(Rows from a dataset of charts and code)

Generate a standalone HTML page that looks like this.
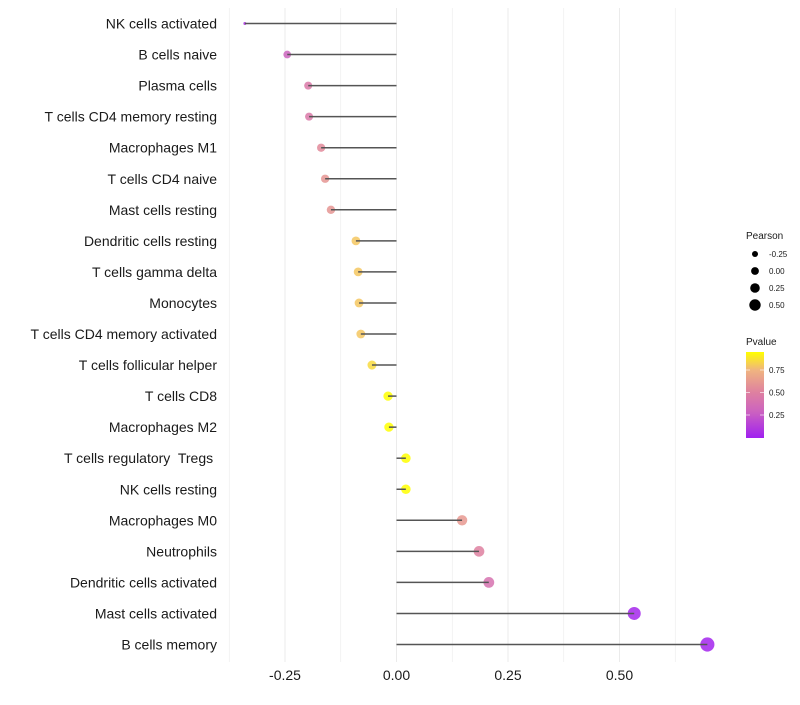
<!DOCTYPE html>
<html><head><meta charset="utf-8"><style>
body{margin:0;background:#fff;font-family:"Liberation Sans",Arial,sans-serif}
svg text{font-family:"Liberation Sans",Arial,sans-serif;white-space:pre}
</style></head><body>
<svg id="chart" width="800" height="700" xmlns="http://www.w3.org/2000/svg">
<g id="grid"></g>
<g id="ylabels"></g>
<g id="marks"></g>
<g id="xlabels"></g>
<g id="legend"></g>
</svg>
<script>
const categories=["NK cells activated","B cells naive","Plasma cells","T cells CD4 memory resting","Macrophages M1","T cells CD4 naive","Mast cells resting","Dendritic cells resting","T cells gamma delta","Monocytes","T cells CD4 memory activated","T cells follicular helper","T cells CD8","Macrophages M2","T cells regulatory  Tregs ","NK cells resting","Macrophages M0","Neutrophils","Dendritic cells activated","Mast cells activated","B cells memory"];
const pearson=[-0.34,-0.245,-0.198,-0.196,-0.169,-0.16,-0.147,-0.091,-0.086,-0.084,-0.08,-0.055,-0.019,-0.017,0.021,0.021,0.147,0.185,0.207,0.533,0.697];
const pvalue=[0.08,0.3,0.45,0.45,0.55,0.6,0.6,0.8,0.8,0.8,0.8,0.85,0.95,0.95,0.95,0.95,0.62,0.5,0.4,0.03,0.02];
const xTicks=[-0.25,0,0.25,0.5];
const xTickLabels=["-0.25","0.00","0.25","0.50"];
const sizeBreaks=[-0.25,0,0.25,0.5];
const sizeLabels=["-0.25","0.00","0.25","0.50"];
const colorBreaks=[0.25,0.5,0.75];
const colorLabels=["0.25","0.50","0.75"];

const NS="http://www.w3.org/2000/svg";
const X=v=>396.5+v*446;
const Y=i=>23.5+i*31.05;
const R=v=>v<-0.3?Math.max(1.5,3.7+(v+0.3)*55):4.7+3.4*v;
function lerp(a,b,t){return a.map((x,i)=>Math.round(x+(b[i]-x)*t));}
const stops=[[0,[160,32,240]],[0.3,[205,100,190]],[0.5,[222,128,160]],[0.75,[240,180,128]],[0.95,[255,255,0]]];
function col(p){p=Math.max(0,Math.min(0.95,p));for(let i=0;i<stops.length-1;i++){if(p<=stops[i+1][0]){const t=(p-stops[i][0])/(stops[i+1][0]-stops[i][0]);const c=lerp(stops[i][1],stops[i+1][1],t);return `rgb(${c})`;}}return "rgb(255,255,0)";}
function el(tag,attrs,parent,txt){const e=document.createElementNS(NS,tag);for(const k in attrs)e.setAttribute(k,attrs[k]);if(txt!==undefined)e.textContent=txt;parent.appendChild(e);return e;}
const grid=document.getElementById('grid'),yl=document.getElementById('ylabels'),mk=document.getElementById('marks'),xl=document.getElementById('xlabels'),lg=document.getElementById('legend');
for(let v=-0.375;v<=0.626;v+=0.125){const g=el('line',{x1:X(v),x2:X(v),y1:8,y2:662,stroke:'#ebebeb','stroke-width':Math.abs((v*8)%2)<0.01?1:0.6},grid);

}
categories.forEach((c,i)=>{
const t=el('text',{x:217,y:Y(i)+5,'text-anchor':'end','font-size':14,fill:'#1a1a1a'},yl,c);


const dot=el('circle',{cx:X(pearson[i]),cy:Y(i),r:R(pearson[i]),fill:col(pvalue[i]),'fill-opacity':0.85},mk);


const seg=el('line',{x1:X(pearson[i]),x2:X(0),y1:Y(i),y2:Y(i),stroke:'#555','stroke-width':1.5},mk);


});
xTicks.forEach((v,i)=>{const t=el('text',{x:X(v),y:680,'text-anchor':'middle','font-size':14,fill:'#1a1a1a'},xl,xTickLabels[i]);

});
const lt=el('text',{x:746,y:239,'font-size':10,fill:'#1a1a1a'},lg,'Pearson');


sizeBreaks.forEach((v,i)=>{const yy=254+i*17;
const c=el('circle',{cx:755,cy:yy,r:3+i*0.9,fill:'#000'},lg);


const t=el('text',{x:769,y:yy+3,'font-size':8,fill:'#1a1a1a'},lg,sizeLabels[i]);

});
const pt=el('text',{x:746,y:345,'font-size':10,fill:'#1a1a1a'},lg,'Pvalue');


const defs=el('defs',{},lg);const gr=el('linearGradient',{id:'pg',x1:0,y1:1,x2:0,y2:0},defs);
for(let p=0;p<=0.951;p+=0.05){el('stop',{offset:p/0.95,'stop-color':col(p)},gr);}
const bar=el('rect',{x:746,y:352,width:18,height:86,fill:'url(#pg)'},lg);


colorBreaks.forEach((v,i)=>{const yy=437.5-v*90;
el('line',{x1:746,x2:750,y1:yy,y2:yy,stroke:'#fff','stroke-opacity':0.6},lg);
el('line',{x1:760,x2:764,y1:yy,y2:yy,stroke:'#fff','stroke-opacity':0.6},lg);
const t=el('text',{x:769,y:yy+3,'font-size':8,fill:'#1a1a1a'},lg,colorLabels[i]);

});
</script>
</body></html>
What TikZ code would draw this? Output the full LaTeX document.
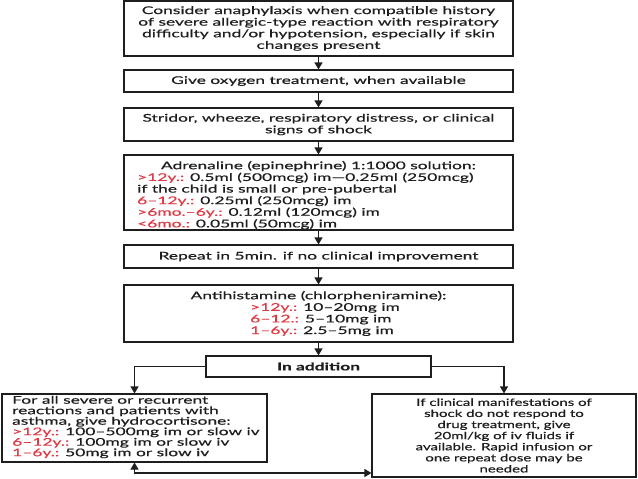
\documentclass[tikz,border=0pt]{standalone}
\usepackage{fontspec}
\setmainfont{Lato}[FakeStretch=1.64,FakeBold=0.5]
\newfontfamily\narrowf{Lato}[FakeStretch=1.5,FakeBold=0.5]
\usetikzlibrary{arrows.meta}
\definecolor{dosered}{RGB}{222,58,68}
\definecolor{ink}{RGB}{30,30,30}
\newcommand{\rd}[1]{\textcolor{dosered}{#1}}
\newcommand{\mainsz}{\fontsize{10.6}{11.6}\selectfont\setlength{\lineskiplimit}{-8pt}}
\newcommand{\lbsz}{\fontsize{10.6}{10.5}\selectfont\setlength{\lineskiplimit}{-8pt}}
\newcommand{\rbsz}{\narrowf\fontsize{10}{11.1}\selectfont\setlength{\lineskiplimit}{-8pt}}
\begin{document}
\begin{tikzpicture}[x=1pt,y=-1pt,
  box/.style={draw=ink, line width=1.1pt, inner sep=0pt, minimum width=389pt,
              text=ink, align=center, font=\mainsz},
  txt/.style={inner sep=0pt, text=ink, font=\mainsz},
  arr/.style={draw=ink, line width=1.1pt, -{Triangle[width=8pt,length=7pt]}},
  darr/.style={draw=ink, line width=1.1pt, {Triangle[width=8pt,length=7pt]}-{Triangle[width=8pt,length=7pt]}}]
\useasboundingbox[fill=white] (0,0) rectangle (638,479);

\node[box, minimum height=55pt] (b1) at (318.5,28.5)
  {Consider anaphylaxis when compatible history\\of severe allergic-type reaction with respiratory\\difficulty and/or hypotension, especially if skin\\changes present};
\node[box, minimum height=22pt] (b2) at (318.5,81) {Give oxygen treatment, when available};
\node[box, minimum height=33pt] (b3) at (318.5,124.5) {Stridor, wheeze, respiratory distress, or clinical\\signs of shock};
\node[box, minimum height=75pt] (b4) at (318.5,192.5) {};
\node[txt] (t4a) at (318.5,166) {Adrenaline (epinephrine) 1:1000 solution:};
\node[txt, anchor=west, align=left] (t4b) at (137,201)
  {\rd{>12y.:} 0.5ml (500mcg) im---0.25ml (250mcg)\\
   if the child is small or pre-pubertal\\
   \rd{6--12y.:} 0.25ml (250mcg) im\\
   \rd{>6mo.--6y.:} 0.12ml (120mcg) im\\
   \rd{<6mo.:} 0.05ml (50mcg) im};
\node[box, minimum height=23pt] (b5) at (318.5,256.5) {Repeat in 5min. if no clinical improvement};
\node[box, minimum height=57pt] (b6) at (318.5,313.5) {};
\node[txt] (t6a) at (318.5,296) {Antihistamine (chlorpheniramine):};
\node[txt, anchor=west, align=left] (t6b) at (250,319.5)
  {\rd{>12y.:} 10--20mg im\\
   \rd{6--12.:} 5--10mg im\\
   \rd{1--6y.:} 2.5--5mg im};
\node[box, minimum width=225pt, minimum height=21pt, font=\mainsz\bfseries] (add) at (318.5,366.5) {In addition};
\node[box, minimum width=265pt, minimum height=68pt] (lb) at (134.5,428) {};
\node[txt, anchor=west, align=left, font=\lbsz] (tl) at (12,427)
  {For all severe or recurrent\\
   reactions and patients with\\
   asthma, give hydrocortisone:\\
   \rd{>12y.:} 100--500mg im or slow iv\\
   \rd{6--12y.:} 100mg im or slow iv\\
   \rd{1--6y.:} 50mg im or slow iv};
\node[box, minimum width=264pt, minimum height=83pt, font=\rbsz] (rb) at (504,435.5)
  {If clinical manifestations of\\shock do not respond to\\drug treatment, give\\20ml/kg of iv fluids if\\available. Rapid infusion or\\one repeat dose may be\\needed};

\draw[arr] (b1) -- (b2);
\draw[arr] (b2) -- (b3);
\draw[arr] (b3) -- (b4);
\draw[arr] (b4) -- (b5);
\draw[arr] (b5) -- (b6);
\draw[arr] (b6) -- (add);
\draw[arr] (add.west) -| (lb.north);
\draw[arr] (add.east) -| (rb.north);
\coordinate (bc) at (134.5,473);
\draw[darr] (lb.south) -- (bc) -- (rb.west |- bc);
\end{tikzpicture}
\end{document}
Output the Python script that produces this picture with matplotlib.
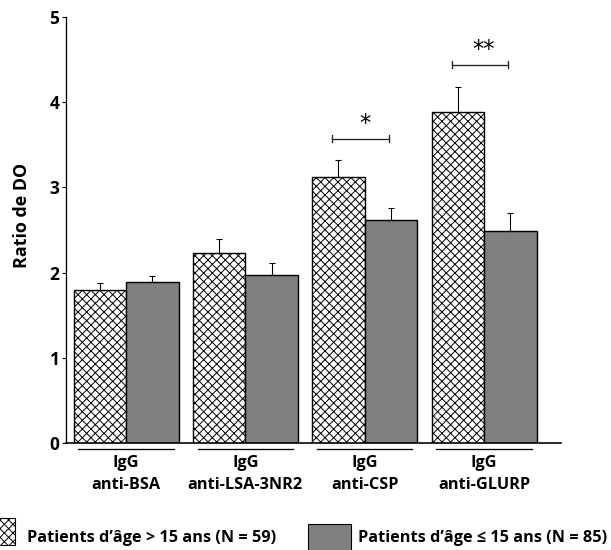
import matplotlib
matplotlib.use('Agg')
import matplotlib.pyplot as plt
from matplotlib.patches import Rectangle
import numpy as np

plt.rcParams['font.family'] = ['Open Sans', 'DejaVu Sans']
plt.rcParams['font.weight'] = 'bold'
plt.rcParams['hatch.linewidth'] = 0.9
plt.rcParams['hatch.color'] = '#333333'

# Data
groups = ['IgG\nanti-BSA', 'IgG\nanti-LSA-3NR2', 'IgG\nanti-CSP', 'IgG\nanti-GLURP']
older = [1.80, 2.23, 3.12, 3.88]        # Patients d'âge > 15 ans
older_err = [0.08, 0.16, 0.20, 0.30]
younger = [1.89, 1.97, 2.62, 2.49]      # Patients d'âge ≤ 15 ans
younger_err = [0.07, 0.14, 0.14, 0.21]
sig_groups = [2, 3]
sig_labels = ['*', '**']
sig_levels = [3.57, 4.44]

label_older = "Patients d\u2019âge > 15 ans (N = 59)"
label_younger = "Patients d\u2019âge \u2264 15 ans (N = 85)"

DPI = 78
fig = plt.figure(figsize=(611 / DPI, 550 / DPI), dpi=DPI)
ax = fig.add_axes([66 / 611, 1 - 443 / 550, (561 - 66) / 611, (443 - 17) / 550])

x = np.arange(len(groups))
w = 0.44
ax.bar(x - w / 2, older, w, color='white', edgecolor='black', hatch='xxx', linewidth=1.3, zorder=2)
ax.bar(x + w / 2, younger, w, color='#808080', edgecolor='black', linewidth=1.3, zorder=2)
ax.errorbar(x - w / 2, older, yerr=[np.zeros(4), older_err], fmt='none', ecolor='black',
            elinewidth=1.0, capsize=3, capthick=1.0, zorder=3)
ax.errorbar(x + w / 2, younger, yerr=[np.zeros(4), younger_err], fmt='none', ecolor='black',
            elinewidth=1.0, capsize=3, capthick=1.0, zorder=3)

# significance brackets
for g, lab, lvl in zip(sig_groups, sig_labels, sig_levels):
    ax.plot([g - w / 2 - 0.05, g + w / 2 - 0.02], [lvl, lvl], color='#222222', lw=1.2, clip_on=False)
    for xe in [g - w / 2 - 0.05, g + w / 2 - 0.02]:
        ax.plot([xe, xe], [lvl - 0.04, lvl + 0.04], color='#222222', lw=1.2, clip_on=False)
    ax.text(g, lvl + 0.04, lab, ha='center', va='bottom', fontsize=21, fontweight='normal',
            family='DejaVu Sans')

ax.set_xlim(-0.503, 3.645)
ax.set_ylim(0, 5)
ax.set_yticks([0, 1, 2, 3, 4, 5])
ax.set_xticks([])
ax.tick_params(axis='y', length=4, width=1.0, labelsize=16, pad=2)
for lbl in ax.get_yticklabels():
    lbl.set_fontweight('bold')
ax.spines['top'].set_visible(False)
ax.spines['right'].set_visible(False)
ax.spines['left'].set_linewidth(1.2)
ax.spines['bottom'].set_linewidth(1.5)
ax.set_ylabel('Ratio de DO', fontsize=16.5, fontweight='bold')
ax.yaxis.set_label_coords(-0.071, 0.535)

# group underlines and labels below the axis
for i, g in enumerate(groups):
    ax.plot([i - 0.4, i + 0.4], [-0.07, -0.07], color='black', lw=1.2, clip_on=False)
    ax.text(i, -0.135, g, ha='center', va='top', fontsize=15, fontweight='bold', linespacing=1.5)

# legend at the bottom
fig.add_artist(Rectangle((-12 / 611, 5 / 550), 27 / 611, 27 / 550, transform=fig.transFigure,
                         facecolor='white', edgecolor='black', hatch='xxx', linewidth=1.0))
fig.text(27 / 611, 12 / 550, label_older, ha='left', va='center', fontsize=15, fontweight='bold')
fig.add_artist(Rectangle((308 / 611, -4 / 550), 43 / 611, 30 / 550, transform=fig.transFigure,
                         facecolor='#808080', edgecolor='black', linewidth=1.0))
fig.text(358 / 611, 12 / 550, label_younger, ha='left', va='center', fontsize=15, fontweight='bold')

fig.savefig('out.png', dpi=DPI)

▶ Problem to work on:
Skip all pictures. Output only the lines from the one containing "Output the Python" to the one containing "import numpy as np", both lines included.

▶ Task solution:
Output the Python script that produces this picture with matplotlib.
import matplotlib
matplotlib.use('Agg')
import matplotlib.pyplot as plt
from matplotlib.patches import Rectangle
import numpy as np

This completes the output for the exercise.